Its been awhile since I posted. My girlfriend and I are still living in downtown. We in a better apartment though. A new company bought our building and allowed us to move to an apartment of our choice. We picked on on the 3rd floor facing the courtyard instead of the road. Its much quieter.

I am going to school in North Seattle. I was accepted into a nursing program. Its going well.

I am feeling really... un-needed lately. A huge incident happened between my brother and I. I have not talked to him since. I hope he is okay, but I cannot bring myself to call him. He really hurt me. My sister doesn't call me much anymore. She has her girls and husband and work. It keeps her busy. I dont get to talk to her as much as I used to, and I miss it alot. Lately she has been saying stuff like "I am focusing on my family". Im like wth. I am ur family too, and u can't take 2min out of ur week to call me? I mean come on, I never screen her calls. Well HA! Thats because she never calls me. I only call her. She RARELY calls me. It makes me feel like crap.

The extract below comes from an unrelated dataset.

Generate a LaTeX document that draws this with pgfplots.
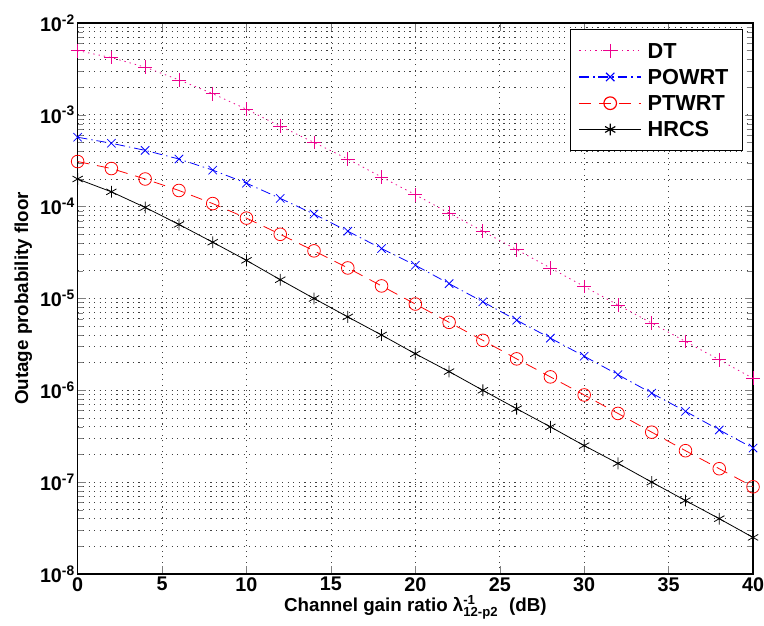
\documentclass[border={4pt 0pt 0pt 4pt}]{standalone}
\usepackage{amsmath}
\usepackage{fontspec}
\setmainfont{Liberation Sans}
\usepackage{pgfplots}
\pgfplotsset{compat=1.18}
\begin{document}
\begin{tikzpicture}
\begin{axis}[
  scale only axis,
  width=342pt, height=279pt,
  ymode=log,
  clip=false,
  xmin=0, xmax=40, ymin=1e-8, ymax=1e-2,
  xtick={0,5,...,40},
  minor x tick num=0,
  ytick={1e-8,1e-7,1e-6,1e-5,1e-4,1e-3,1e-2},
  yticklabels={10\textsuperscript{-8},10\textsuperscript{-7},10\textsuperscript{-6},10\textsuperscript{-5},10\textsuperscript{-4},10\textsuperscript{-3},10\textsuperscript{-2}},
  /pgf/number format/assume math mode=true,
  tick label style={font=\fontsize{10}{11}\selectfont\bfseries},
  xticklabel style={inner xsep=0pt, inner ysep=1.5pt},
  yticklabel style={inner xsep=1pt},
  label style={font=\fontsize{9.5}{11}\selectfont\bfseries},
  xlabel={Channel gain ratio λ$^{\text{\bfseries -1}}_{\text{\bfseries 12-p2}}$\ \ (dB)},
  ylabel={Outage probability floor},
  xlabel style={yshift=3pt},
  ylabel style={yshift=-0.5pt},
  tick align=inside,
  xmajorgrids=true, ymajorgrids=true, yminorgrids=true,
  major grid style={black!75, dash pattern=on 0.6pt off 2.2pt, line width=0.4pt},
  minor grid style={black!75, dash pattern=on 0.6pt off 2.2pt, line width=0.4pt},
  axis line style={line width=0.7pt},
  legend style={at={(0.985,0.989)}, anchor=north east, draw=black, line width=0.6pt,
    font=\fontsize{11}{12}\selectfont\bfseries, row sep=0pt, inner sep=4pt,
    nodes={inner xsep=3pt, inner ysep=2.4pt, text height=8pt, text depth=0.5pt}},
  legend cell align=left,
  legend image code/.code={\draw[#1] (0cm,0cm) -- (1.1cm,0cm); \draw[#1,solid] plot coordinates {(0.55cm,0cm)};},
]
\addplot[magenta, dash pattern=on 0.7pt off 2pt, mark=+, mark size=3.5pt, mark options={solid, magenta}] coordinates {
(0,5e-3)(2,4.2e-3)(4,3.3e-3)(6,2.4e-3)(8,1.7e-3)(10,1.15e-3)(12,7.5e-4)(14,5e-4)(16,3.3e-4)(18,2.1e-4)(20,1.35e-4)(22,8.5e-5)(24,5.4e-5)(26,3.4e-5)(28,2.15e-5)(30,1.35e-5)(32,8.5e-6)(34,5.4e-6)(36,3.4e-6)(38,2.15e-6)(40,1.35e-6)};
\addlegendentry{DT}
\addplot[blue, dash pattern=on 5pt off 2pt on 0.7pt off 2pt, mark=x, mark size=3pt, mark options={solid, blue}] coordinates {
(0,5.7e-4)(2,4.9e-4)(4,4.1e-4)(6,3.3e-4)(8,2.5e-4)(10,1.8e-4)(12,1.23e-4)(14,8.3e-5)(16,5.4e-5)(18,3.5e-5)(20,2.3e-5)(22,1.45e-5)(24,9.2e-6)(26,5.8e-6)(28,3.7e-6)(30,2.35e-6)(32,1.48e-6)(34,9.3e-7)(36,5.9e-7)(38,3.7e-7)(40,2.35e-7)};
\addlegendentry{POWRT}
\addplot[red, dash pattern=on 6pt off 4pt, mark=o, mark size=3.2pt, mark options={solid, red}] coordinates {
(0,3.1e-4)(2,2.6e-4)(4,2e-4)(6,1.5e-4)(8,1.08e-4)(10,7.5e-5)(12,5e-5)(14,3.3e-5)(16,2.15e-5)(18,1.37e-5)(20,8.7e-6)(22,5.5e-6)(24,3.5e-6)(26,2.2e-6)(28,1.4e-6)(30,8.9e-7)(32,5.6e-7)(34,3.5e-7)(36,2.2e-7)(38,1.4e-7)(40,8.9e-8)};
\addlegendentry{PTWRT}
\addplot[black, solid, mark=asterisk, mark size=3pt] coordinates {
(0,2e-4)(2,1.45e-4)(4,9.8e-5)(6,6.4e-5)(8,4.1e-5)(10,2.6e-5)(12,1.6e-5)(14,1.0e-5)(16,6.3e-6)(18,4e-6)(20,2.5e-6)(22,1.6e-6)(24,1e-6)(26,6.3e-7)(28,4e-7)(30,2.5e-7)(32,1.6e-7)(34,1e-7)(36,6.3e-8)(38,4e-8)(40,2.5e-8)};
\addlegendentry{HRCS}
\end{axis}
\end{tikzpicture}
\end{document}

I just feel like everything I used to live for, or everyone for that matter... has moved on. My sister has her family. My brother is back to his old life. My dad is doing his own thing, we were never close anyway. My Gramma is living her life. I rarely talk to any of them. I feel like I could be gone and no one would miss me. No one misses me now. Its devastating to me, because they are my life. I haven't talked to anyone in weeks. I finally called my sister today.

My girlfriends mom doesn't want me with my girlfriend. She thinks I am holding her back from doing something great with her life. I am not stopping anything. My girlfriend is extremely close with her mother. They are closer together than my girlfriend and I. Closer than I am with any of my family.

It all just makes me feel so unimportant. So unwanted and un-needed. I just want to die.